13 thoughts on “My eBooks are going to be on the Kindle Store”

  1. Will you get more royalties if I buy through amazon, or your publisher?
    I’ll buy from wherever gives you the most money. I know Amazon only does 30% and 70% if you give them exclusive digital rights rights, but those are for self publishers. You having a real publisher might have a different structure.

      1. Oh good I did read the article right and my question isn’t totally off base. I’ve been doing advanced Diff Eqs for the last 15 hours and my ability to read normal language/words isn’t at it’s best.

        From the looks of it the books will still be on Baen, and knowing amazon’s kindle sales that means they only qualify for the 30%, and from that Baen needs to take it’s cut.

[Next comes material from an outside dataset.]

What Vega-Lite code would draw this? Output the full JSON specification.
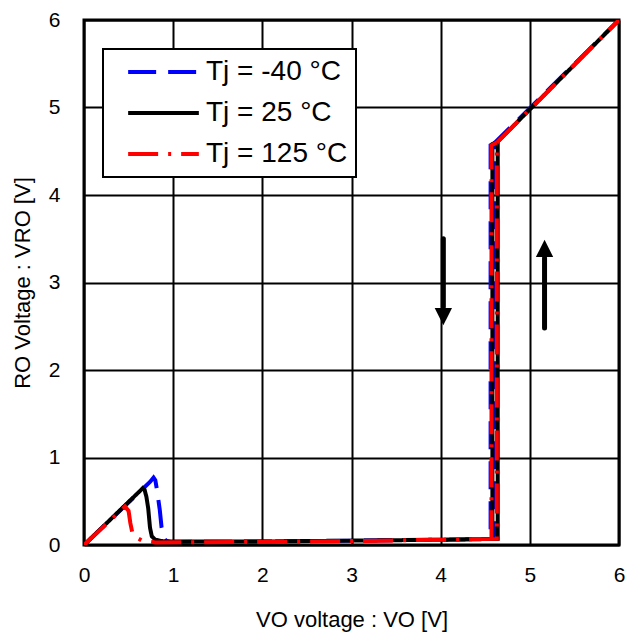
{
  "$schema": "https://vega.github.io/schema/vega-lite/v6.json",
  "width": 535,
  "height": 525,
  "autosize": {"type": "none"},
  "padding": {"left": 84, "top": 20, "right": 9, "bottom": 91},
  "background": "white",
  "config": {
    "font": "Liberation Sans",
    "view": {"stroke": "black", "strokeWidth": 3},
    "axis": {
      "domain": false,
      "ticks": false,
      "grid": true,
      "gridColor": "black",
      "gridWidth": 2,
      "gridOpacity": 1,
      "labelFlush": false,
      "labelFont": "Liberation Sans",
      "labelFontSize": 21,
      "labelColor": "black",
      "titleFont": "Liberation Sans",
      "titleFontSize": 22,
      "titleFontWeight": "normal",
      "titleColor": "black"
    }
  },
  "datasets": {
    "curves": [
      {"series": "Tj = -40 °C", "branch": "a", "ord": 1, "x": 0, "y": 0},
      {"series": "Tj = -40 °C", "branch": "a", "ord": 2, "x": 0.74, "y": 0.72},
      {"series": "Tj = -40 °C", "branch": "a", "ord": 3, "x": 0.78, "y": 0.77},
      {"series": "Tj = -40 °C", "branch": "a", "ord": 4, "x": 0.8, "y": 0.74},
      {"series": "Tj = -40 °C", "branch": "a", "ord": 5, "x": 0.82, "y": 0.62},
      {"series": "Tj = -40 °C", "branch": "a", "ord": 6, "x": 0.85, "y": 0.4},
      {"series": "Tj = -40 °C", "branch": "a", "ord": 7, "x": 0.87, "y": 0.2},
      {"series": "Tj = -40 °C", "branch": "a", "ord": 8, "x": 0.89, "y": 0.09},
      {"series": "Tj = -40 °C", "branch": "a", "ord": 9, "x": 0.92, "y": 0.05},
      {"series": "Tj = -40 °C", "branch": "a", "ord": 10, "x": 0.97, "y": 0.035},
      {"series": "Tj = -40 °C", "branch": "a", "ord": 11, "x": 2, "y": 0.04},
      {"series": "Tj = -40 °C", "branch": "a", "ord": 12, "x": 3, "y": 0.05},
      {"series": "Tj = -40 °C", "branch": "a", "ord": 13, "x": 4, "y": 0.06},
      {"series": "Tj = -40 °C", "branch": "a", "ord": 14, "x": 4.6, "y": 0.07},
      {"series": "Tj = -40 °C", "branch": "a", "ord": 15, "x": 4.6, "y": 4.59},
      {"series": "Tj = -40 °C", "branch": "a", "ord": 16, "x": 6, "y": 6},
      {"series": "Tj = -40 °C", "branch": "b", "ord": 1, "x": 4.6, "y": 4.59},
      {"series": "Tj = -40 °C", "branch": "b", "ord": 2, "x": 4.56, "y": 4.57},
      {"series": "Tj = -40 °C", "branch": "b", "ord": 3, "x": 4.56, "y": 0.065},
      {"series": "Tj = 25 °C", "branch": "a", "ord": 1, "x": 0, "y": 0},
      {"series": "Tj = 25 °C", "branch": "a", "ord": 2, "x": 0.62, "y": 0.61},
      {"series": "Tj = 25 °C", "branch": "a", "ord": 3, "x": 0.66, "y": 0.65},
      {"series": "Tj = 25 °C", "branch": "a", "ord": 4, "x": 0.68, "y": 0.63},
      {"series": "Tj = 25 °C", "branch": "a", "ord": 5, "x": 0.7, "y": 0.55},
      {"series": "Tj = 25 °C", "branch": "a", "ord": 6, "x": 0.72, "y": 0.42},
      {"series": "Tj = 25 °C", "branch": "a", "ord": 7, "x": 0.74, "y": 0.2},
      {"series": "Tj = 25 °C", "branch": "a", "ord": 8, "x": 0.76, "y": 0.1},
      {"series": "Tj = 25 °C", "branch": "a", "ord": 9, "x": 0.8, "y": 0.06},
      {"series": "Tj = 25 °C", "branch": "a", "ord": 10, "x": 0.9, "y": 0.04},
      {"series": "Tj = 25 °C", "branch": "a", "ord": 11, "x": 2, "y": 0.04},
      {"series": "Tj = 25 °C", "branch": "a", "ord": 12, "x": 3, "y": 0.05},
      {"series": "Tj = 25 °C", "branch": "a", "ord": 13, "x": 4, "y": 0.06},
      {"series": "Tj = 25 °C", "branch": "a", "ord": 14, "x": 4.64, "y": 0.07},
      {"series": "Tj = 25 °C", "branch": "a", "ord": 15, "x": 4.64, "y": 4.61},
      {"series": "Tj = 25 °C", "branch": "a", "ord": 16, "x": 6, "y": 6},
      {"series": "Tj = 25 °C", "branch": "b", "ord": 1, "x": 4.64, "y": 4.61},
      {"series": "Tj = 25 °C", "branch": "b", "ord": 2, "x": 4.58, "y": 4.58},
      {"series": "Tj = 25 °C", "branch": "b", "ord": 3, "x": 4.58, "y": 0.065},
      {"series": "Tj = 125 °C", "branch": "a", "ord": 1, "x": 0, "y": 0},
      {"series": "Tj = 125 °C", "branch": "a", "ord": 2, "x": 0.46, "y": 0.44},
      {"series": "Tj = 125 °C", "branch": "a", "ord": 3, "x": 0.5, "y": 0.39},
      {"series": "Tj = 125 °C", "branch": "a", "ord": 4, "x": 0.52, "y": 0.25},
      {"series": "Tj = 125 °C", "branch": "a", "ord": 5, "x": 0.54, "y": 0.15},
      {"series": "Tj = 125 °C", "branch": "a", "ord": 6, "x": 0.58, "y": 0.09},
      {"series": "Tj = 125 °C", "branch": "a", "ord": 7, "x": 0.65, "y": 0.05},
      {"series": "Tj = 125 °C", "branch": "a", "ord": 8, "x": 0.8, "y": 0.03},
      {"series": "Tj = 125 °C", "branch": "a", "ord": 9, "x": 2, "y": 0.035},
      {"series": "Tj = 125 °C", "branch": "a", "ord": 10, "x": 3, "y": 0.045},
      {"series": "Tj = 125 °C", "branch": "a", "ord": 11, "x": 4, "y": 0.06},
      {"series": "Tj = 125 °C", "branch": "a", "ord": 12, "x": 4.63, "y": 0.07},
      {"series": "Tj = 125 °C", "branch": "a", "ord": 13, "x": 4.63, "y": 4.6},
      {"series": "Tj = 125 °C", "branch": "a", "ord": 14, "x": 6, "y": 6},
      {"series": "Tj = 125 °C", "branch": "b", "ord": 1, "x": 4.63, "y": 4.6},
      {"series": "Tj = 125 °C", "branch": "b", "ord": 2, "x": 4.57, "y": 4.57},
      {"series": "Tj = 125 °C", "branch": "b", "ord": 3, "x": 4.57, "y": 0.065}
    ],
    "shafts": [
      {"x": 4.03, "y": 3.5, "y2": 2.72},
      {"x": 5.165, "y": 2.48, "y2": 3.28}
    ],
    "heads": [
      {"x": 4.03, "y": 2.61, "dir": "down"},
      {"x": 5.165, "y": 3.39, "dir": "up"}
    ]
  },
  "layer": [
    {
      "data": {"name": "curves"},
      "mark": {"type": "line", "strokeWidth": 4, "clip": true},
      "encoding": {
        "x": {
          "field": "x", "type": "quantitative",
          "scale": {"domain": [0, 6], "nice": false, "zero": false},
          "axis": {"values": [0, 1, 2, 3, 4, 5, 6], "format": "d", "labelPadding": 19, "title": "VO voltage : VO [V]", "titlePadding": 24}
        },
        "y": {
          "field": "y", "type": "quantitative",
          "scale": {"domain": [0, 6], "nice": false, "zero": false},
          "axis": {"values": [0, 1, 2, 3, 4, 5, 6], "format": "d", "labelPadding": 24, "title": "RO Voltage : VRO [V]", "titlePadding": 14}
        },
        "color": {
          "field": "series", "type": "nominal",
          "scale": {"domain": ["Tj = -40 °C", "Tj = 25 °C", "Tj = 125 °C"], "range": ["#0000FF", "#000000", "#FF0000"]},
          "legend": {
            "title": null,
            "orient": "none",
            "legendX": 19,
            "legendY": 29,
            "fillColor": "white",
            "strokeColor": "black",
            "padding": 8,
            "clipHeight": 30,
            "labelFontSize": 28,
            "labelFont": "Liberation Sans",
            "labelColor": "black",
            "labelOffset": 5,
            "symbolType": "stroke",
            "symbolSize": 5000,
            "symbolStrokeWidth": 4,
            "symbolOffset": 15,
            "rowPadding": 11,
            "encode": {"legend": {"update": {"strokeWidth": {"value": 2}}}}
          }
        },
        "strokeDash": {
          "field": "series", "type": "nominal",
          "scale": {"domain": ["Tj = -40 °C", "Tj = 25 °C", "Tj = 125 °C"], "range": [[28, 12], [1, 0], [30, 10, 3, 10]]},
          "legend": null
        },
        "detail": {"field": "branch"},
        "order": {"field": "ord", "type": "quantitative"}
      }
    },
    {
      "data": {"name": "shafts"},
      "mark": {"type": "rule", "color": "black", "strokeWidth": 5, "strokeCap": "round"},
      "encoding": {
        "x": {"field": "x", "type": "quantitative"},
        "y": {"field": "y", "type": "quantitative"},
        "y2": {"field": "y2"}
      }
    },
    {
      "data": {"name": "heads"},
      "mark": {"type": "point", "filled": true, "color": "black", "opacity": 1, "size": 300},
      "encoding": {
        "x": {"field": "x", "type": "quantitative"},
        "y": {"field": "y", "type": "quantitative"},
        "shape": {
          "field": "dir", "type": "nominal",
          "scale": {"domain": ["down", "up"], "range": ["M-1,-1L1,-1L0,1Z", "M-1,1L1,1L0,-1Z"]},
          "legend": null
        }
      }
    }
  ]
}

Unless the royalty is calculated differently for real publishing houses that is.

  2. I’m not sure how I feel about this… I guess it’s good, but I can’t help but feel like Amazon is the evil empire and Baen is my favorite publishing company, and now they’re in cahoots…

  3. I always thought it was kind of a pain to have to connect my kindle to the computer, then drag and drop it into to the kindle directory and hope you don’t screw it up. Or have a book emailed to my kindle and then have to pay a fee for the download to Amazon after I already bought the book from Baen.

    Another upside is that this deal will give a huge boost to the Sci-fi/Fantasy titles that will be available for the kindle. Which I always thought could be better if only that Baen and Amazon could work out a deal.

    For a little extra money kindle uses get more choices, more conveinence and the authors get more royalites.

      1. My local Barnes and Nobel is closing Dec 31st, and the next nearest has almost closed twice now.
        Sadly Brick and Mortar bookstores are going the way of the Dodo. Makes me wonder if the Nook will survive.

  4. Not really a fan of the DRM or the higher pricepoint, but it sounds like Baen made a deal that’ll benefit both companies, Baen’s authors, and expand the fanbase of both the label and the individual authors.

    Kind of hard to argue with that.

  5. Expanding the distribution base is great, but Baen loses one of the things that made it great, their reasonable prices on ebooks. Paying the same for an ebook as the dead tree edition is a rip off (as there is no printing, packing and shipping costs), Baen’s ebook prices took that into account.

    1. I’ve gripped about e-books being the same price as dead tree books for ages. In many cases it’s the publishing houses screwing over the author and customer. When e-books first came out some publishing houses were selling e-books and not giving any money to the authors. After that they switched to giving the authors less royalties. Now that they can’t screw as many authors over as they used to they set the price higher knowing they will make extra money because they don’t have the overhead that you illustrated. There are even some agents who demand a higher % on e-book royalties. All of that leads to e-books being the same price as their physical counter parts. I’ve actually seen some e-books that were .99cents-$50 more than the physical editions(text books were at the +50mark).

      I don’t think Baen is doing that, I think it was a hard negotiated contract with amazon. Baen has a solid core of dedicated readers in a narrow market. They are trying to expand their reach and had to make a deal. I wish they had a little more autonomy with e-books sold through their own website.